╭─ SUPPLIED MATERIAL
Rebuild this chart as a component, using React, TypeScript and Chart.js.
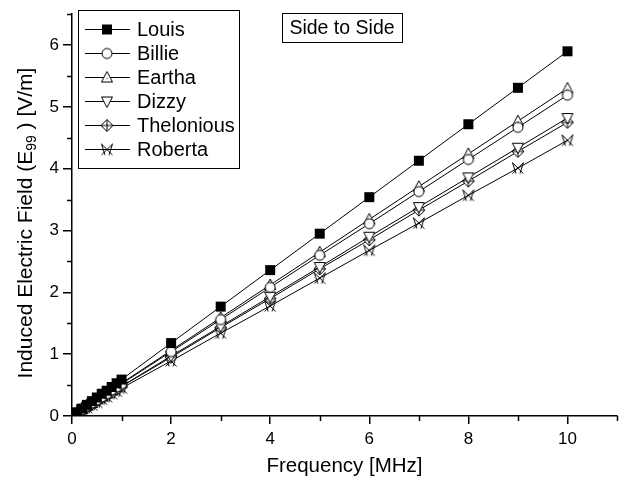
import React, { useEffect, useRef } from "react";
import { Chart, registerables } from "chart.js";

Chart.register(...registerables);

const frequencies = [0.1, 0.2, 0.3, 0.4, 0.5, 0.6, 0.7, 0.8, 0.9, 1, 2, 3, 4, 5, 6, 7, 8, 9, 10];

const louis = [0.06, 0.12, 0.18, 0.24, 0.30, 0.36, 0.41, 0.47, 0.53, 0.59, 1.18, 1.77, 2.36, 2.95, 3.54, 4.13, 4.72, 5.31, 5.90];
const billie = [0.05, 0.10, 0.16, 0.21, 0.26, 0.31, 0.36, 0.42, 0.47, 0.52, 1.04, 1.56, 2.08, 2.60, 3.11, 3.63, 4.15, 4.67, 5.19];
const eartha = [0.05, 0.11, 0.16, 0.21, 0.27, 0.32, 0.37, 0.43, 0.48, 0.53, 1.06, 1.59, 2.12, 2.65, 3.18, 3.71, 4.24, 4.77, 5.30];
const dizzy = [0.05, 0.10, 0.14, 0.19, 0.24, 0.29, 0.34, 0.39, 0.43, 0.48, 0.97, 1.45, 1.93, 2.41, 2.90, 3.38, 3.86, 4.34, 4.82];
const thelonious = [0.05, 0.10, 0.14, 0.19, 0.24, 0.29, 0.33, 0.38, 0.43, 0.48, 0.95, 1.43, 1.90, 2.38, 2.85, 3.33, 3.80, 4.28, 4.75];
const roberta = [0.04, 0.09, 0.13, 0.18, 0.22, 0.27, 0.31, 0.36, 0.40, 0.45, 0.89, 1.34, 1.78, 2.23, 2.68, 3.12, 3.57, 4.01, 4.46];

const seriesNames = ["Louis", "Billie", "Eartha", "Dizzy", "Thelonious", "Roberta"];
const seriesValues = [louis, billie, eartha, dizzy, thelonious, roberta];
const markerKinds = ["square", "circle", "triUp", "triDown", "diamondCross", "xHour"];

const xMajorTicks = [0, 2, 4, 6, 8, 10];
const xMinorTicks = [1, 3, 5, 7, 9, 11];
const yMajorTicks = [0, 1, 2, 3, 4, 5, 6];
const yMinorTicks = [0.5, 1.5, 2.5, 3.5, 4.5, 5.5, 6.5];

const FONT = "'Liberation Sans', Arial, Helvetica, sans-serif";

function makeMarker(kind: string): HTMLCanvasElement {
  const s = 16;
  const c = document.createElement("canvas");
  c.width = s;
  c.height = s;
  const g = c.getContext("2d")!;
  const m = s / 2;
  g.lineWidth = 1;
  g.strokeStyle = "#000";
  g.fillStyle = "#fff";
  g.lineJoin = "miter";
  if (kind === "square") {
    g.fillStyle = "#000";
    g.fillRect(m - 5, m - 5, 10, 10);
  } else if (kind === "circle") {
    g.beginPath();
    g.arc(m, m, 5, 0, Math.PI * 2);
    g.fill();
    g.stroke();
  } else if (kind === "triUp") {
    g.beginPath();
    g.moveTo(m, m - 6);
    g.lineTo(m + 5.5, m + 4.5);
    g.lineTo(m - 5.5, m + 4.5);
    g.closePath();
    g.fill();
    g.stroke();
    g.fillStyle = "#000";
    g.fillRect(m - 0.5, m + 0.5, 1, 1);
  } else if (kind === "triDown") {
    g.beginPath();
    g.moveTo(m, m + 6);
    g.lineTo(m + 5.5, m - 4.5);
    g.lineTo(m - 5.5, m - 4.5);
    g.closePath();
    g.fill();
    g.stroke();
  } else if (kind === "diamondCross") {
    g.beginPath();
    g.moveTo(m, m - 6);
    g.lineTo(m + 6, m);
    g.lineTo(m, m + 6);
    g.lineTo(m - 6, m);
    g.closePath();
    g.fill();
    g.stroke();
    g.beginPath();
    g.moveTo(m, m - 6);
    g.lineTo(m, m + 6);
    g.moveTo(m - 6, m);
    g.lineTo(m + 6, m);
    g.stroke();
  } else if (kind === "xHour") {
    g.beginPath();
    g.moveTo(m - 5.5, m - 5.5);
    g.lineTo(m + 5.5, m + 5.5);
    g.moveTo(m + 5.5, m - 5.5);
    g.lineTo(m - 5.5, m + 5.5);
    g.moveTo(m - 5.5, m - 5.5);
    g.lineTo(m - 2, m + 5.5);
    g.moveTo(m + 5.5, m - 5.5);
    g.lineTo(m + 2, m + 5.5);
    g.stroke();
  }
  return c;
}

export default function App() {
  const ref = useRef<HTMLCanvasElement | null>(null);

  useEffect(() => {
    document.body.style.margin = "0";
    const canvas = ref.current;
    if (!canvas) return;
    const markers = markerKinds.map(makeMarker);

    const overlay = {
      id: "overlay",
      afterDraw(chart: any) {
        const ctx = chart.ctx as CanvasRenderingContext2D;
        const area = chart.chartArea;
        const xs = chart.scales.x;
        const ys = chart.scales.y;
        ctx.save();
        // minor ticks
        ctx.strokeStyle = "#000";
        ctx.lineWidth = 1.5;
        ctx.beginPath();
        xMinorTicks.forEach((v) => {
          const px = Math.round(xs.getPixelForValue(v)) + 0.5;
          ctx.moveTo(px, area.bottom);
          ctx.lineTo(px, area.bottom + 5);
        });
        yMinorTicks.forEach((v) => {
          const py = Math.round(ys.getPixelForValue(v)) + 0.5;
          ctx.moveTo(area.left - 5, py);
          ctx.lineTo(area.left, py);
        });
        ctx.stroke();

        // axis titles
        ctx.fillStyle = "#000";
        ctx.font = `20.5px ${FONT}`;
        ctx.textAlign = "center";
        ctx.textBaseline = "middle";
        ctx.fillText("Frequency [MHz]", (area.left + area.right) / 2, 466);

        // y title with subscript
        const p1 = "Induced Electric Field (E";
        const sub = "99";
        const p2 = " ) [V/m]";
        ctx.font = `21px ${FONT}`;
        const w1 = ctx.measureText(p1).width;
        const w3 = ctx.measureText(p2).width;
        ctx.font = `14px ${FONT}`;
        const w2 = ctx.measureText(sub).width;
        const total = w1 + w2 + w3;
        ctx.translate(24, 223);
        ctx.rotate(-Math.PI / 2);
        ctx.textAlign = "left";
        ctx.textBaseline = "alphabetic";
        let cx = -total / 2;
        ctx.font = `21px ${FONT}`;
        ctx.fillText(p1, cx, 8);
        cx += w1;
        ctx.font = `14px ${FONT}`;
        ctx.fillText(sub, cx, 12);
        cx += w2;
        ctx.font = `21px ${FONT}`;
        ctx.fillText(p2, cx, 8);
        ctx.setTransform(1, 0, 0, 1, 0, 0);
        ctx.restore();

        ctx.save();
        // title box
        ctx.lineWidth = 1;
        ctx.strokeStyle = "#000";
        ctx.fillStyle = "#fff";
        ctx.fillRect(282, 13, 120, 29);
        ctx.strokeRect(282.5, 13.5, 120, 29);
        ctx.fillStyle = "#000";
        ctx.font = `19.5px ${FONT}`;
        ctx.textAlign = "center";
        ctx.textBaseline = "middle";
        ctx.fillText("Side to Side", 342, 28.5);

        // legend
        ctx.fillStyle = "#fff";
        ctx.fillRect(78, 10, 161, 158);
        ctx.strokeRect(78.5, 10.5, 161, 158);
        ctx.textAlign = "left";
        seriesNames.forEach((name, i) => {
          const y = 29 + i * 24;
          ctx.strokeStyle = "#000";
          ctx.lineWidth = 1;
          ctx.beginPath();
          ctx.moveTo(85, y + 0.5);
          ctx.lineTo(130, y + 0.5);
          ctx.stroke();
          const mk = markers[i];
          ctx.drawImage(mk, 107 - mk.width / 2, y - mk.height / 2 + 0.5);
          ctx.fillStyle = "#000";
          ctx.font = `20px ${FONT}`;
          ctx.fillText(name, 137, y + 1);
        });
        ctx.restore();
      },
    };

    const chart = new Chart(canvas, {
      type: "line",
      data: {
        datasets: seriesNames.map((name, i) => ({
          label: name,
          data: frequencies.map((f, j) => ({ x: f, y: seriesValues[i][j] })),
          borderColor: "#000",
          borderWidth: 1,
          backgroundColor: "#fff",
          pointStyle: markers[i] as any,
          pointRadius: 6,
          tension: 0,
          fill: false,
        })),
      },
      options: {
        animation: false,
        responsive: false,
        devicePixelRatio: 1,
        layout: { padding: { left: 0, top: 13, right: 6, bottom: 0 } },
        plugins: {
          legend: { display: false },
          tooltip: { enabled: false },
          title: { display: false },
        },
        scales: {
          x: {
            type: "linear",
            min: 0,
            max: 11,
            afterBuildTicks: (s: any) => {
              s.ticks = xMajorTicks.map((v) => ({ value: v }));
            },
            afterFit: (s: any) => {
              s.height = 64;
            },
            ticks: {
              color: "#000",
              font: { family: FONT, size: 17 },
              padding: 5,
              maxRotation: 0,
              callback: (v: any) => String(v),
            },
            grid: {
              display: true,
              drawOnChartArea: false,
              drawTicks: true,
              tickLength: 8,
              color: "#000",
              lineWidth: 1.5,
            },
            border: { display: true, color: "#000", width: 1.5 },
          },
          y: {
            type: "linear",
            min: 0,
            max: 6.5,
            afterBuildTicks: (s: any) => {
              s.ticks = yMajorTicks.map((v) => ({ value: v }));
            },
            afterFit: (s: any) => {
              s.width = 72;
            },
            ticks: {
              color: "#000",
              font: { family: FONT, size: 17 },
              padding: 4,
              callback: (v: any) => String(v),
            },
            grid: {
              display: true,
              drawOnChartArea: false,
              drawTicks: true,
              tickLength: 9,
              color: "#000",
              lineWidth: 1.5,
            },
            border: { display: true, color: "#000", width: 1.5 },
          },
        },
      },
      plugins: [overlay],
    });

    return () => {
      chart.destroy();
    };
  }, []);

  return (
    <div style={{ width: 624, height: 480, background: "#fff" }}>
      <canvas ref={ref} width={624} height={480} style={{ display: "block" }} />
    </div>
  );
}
╰─
SET TASK:
Go from the first line of the data above to the line containing "7, 8, 9, 10];" and retype exactly those lines, both included, but none of the pictures.

RESPONSE BELOW:
Rebuild this chart as a component, using React, TypeScript and Chart.js.
import React, { useEffect, useRef } from "react";
import { Chart, registerables } from "chart.js";

Chart.register(...registerables);

const frequencies = [0.1, 0.2, 0.3, 0.4, 0.5, 0.6, 0.7, 0.8, 0.9, 1, 2, 3, 4, 5, 6, 7, 8, 9, 10];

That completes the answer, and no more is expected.